* _What is being asked_: Repeat exactly the lines between and including those that contain "Rebuild this chart" and "annotation_clip=False)". Output no other line.

== Given data

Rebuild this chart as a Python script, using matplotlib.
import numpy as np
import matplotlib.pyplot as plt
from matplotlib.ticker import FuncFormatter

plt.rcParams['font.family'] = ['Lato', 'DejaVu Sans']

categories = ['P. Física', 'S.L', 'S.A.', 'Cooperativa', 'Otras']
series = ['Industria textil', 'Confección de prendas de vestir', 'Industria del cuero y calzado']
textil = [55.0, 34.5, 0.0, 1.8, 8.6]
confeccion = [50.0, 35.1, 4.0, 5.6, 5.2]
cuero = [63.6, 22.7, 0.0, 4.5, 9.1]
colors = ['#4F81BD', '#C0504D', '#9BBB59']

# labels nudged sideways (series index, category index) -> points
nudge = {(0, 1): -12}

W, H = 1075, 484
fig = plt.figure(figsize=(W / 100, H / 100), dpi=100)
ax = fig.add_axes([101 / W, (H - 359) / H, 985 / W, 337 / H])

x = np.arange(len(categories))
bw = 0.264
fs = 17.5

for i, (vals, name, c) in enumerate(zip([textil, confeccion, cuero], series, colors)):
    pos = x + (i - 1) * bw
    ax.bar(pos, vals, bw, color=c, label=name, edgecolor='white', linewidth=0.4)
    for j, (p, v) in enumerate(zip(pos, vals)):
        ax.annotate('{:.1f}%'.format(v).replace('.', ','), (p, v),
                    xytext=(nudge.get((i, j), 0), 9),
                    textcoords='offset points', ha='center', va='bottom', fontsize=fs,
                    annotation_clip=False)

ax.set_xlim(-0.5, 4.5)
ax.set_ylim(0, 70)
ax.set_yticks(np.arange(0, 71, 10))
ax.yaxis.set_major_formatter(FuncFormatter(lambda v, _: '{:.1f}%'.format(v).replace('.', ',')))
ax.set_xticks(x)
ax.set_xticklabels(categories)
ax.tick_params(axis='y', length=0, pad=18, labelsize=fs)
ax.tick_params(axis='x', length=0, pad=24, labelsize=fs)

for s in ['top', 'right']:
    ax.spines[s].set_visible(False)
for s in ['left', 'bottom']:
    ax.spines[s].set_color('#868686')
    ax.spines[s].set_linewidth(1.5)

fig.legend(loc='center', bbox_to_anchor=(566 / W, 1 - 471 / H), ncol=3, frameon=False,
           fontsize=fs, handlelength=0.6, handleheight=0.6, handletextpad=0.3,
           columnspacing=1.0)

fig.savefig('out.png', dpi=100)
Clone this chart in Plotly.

====
== Given data

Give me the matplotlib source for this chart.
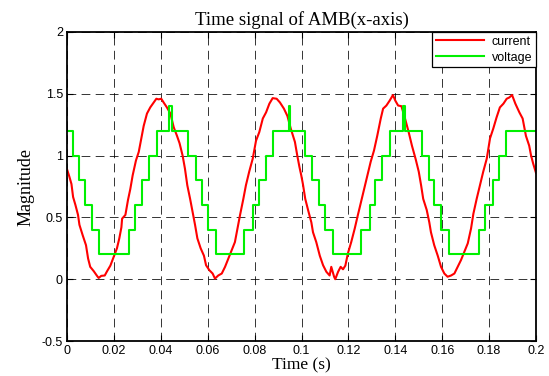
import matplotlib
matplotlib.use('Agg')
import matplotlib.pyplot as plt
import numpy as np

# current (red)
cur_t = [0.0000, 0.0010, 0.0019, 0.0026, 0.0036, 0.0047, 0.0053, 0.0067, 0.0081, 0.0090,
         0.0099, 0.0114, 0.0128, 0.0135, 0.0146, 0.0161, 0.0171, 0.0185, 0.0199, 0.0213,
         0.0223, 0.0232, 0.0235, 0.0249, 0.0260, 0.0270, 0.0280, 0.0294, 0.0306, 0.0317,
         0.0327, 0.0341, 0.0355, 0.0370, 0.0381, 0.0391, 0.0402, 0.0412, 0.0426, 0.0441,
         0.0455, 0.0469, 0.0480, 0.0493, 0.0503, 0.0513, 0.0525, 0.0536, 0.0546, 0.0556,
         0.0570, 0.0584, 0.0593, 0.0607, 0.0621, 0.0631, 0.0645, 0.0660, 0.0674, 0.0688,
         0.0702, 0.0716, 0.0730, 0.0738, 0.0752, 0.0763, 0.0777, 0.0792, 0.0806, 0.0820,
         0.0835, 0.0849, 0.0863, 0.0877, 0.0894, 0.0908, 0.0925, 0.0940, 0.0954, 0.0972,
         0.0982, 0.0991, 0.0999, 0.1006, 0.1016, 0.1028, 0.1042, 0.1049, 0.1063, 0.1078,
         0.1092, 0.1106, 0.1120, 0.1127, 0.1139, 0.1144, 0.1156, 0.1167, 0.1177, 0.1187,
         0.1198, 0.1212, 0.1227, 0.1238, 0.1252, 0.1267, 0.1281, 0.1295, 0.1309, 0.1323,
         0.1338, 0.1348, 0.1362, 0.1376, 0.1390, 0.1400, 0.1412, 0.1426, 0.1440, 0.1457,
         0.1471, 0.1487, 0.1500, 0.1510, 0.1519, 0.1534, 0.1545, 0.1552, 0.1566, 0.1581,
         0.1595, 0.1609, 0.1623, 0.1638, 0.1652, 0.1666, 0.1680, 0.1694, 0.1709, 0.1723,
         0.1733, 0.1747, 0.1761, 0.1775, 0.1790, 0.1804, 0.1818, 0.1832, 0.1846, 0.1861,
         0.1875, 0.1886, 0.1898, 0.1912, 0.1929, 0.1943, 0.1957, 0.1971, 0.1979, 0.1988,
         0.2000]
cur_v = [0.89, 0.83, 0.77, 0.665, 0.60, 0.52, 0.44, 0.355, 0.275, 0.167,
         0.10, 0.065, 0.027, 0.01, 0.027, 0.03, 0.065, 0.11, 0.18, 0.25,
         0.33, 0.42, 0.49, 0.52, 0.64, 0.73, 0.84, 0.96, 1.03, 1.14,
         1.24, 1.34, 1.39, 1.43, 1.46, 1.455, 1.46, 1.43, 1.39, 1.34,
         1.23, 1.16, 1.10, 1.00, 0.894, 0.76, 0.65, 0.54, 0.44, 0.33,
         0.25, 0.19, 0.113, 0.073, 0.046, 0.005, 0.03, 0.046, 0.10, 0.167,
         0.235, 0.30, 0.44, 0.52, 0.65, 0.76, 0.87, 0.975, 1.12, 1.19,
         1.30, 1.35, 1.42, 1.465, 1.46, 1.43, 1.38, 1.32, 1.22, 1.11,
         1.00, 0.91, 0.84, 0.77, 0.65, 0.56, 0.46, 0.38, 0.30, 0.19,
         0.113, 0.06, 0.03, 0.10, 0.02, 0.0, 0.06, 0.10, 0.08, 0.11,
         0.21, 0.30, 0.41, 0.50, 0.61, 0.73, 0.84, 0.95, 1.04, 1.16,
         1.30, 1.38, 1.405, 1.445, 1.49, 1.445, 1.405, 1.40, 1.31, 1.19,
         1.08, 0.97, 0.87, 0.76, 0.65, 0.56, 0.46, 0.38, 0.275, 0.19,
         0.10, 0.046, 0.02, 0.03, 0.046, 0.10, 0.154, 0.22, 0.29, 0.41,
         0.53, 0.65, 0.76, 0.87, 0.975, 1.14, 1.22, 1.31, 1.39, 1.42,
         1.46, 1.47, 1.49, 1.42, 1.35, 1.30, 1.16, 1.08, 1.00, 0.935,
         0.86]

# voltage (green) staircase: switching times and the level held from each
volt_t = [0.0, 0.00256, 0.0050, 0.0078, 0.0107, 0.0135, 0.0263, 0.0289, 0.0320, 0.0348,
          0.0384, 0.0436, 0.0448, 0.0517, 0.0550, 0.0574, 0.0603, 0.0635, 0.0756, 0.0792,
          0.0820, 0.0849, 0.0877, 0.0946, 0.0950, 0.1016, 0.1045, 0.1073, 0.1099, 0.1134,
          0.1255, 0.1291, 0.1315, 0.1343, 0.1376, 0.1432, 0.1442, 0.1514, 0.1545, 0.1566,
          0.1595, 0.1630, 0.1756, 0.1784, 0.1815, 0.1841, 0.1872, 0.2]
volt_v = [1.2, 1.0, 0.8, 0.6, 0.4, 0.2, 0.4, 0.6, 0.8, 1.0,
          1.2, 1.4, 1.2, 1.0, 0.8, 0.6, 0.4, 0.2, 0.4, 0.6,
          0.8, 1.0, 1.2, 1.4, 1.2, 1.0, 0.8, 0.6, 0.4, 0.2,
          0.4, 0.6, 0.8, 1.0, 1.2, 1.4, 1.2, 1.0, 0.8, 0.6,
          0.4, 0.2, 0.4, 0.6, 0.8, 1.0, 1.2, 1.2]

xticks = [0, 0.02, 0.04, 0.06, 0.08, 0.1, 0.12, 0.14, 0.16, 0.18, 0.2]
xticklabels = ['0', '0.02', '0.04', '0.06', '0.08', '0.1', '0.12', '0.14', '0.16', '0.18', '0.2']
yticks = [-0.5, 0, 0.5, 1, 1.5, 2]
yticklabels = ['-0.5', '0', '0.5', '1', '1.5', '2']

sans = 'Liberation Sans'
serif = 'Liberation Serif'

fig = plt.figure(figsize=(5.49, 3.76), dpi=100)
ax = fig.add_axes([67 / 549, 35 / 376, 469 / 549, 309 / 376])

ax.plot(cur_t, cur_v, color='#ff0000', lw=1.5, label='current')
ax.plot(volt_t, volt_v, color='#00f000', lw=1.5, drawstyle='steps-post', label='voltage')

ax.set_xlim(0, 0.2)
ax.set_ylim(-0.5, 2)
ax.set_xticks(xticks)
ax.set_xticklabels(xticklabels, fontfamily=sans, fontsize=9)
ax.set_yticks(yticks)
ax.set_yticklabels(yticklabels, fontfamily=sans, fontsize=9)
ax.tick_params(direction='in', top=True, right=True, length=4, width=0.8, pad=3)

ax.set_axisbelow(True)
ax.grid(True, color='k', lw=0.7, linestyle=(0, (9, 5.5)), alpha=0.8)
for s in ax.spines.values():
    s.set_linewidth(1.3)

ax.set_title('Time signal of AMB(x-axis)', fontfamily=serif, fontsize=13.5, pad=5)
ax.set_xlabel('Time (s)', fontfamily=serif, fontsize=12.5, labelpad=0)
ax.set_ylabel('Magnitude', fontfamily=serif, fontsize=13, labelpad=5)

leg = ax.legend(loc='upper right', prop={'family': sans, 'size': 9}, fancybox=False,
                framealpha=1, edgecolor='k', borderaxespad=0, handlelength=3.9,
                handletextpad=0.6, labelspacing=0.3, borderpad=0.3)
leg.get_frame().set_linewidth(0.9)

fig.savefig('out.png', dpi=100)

====

* _Completed exercise_:
Rebuild this chart as a Python script, using matplotlib.
import numpy as np
import matplotlib.pyplot as plt
from matplotlib.ticker import FuncFormatter

plt.rcParams['font.family'] = ['Lato', 'DejaVu Sans']

categories = ['P. Física', 'S.L', 'S.A.', 'Cooperativa', 'Otras']
series = ['Industria textil', 'Confección de prendas de vestir', 'Industria del cuero y calzado']
textil = [55.0, 34.5, 0.0, 1.8, 8.6]
confeccion = [50.0, 35.1, 4.0, 5.6, 5.2]
cuero = [63.6, 22.7, 0.0, 4.5, 9.1]
colors = ['#4F81BD', '#C0504D', '#9BBB59']

# labels nudged sideways (series index, category index) -> points
nudge = {(0, 1): -12}

W, H = 1075, 484
fig = plt.figure(figsize=(W / 100, H / 100), dpi=100)
ax = fig.add_axes([101 / W, (H - 359) / H, 985 / W, 337 / H])

x = np.arange(len(categories))
bw = 0.264
fs = 17.5

for i, (vals, name, c) in enumerate(zip([textil, confeccion, cuero], series, colors)):
    pos = x + (i - 1) * bw
    ax.bar(pos, vals, bw, color=c, label=name, edgecolor='white', linewidth=0.4)
    for j, (p, v) in enumerate(zip(pos, vals)):
        ax.annotate('{:.1f}%'.format(v).replace('.', ','), (p, v),
                    xytext=(nudge.get((i, j), 0), 9),
                    textcoords='offset points', ha='center', va='bottom', fontsize=fs,
                    annotation_clip=False)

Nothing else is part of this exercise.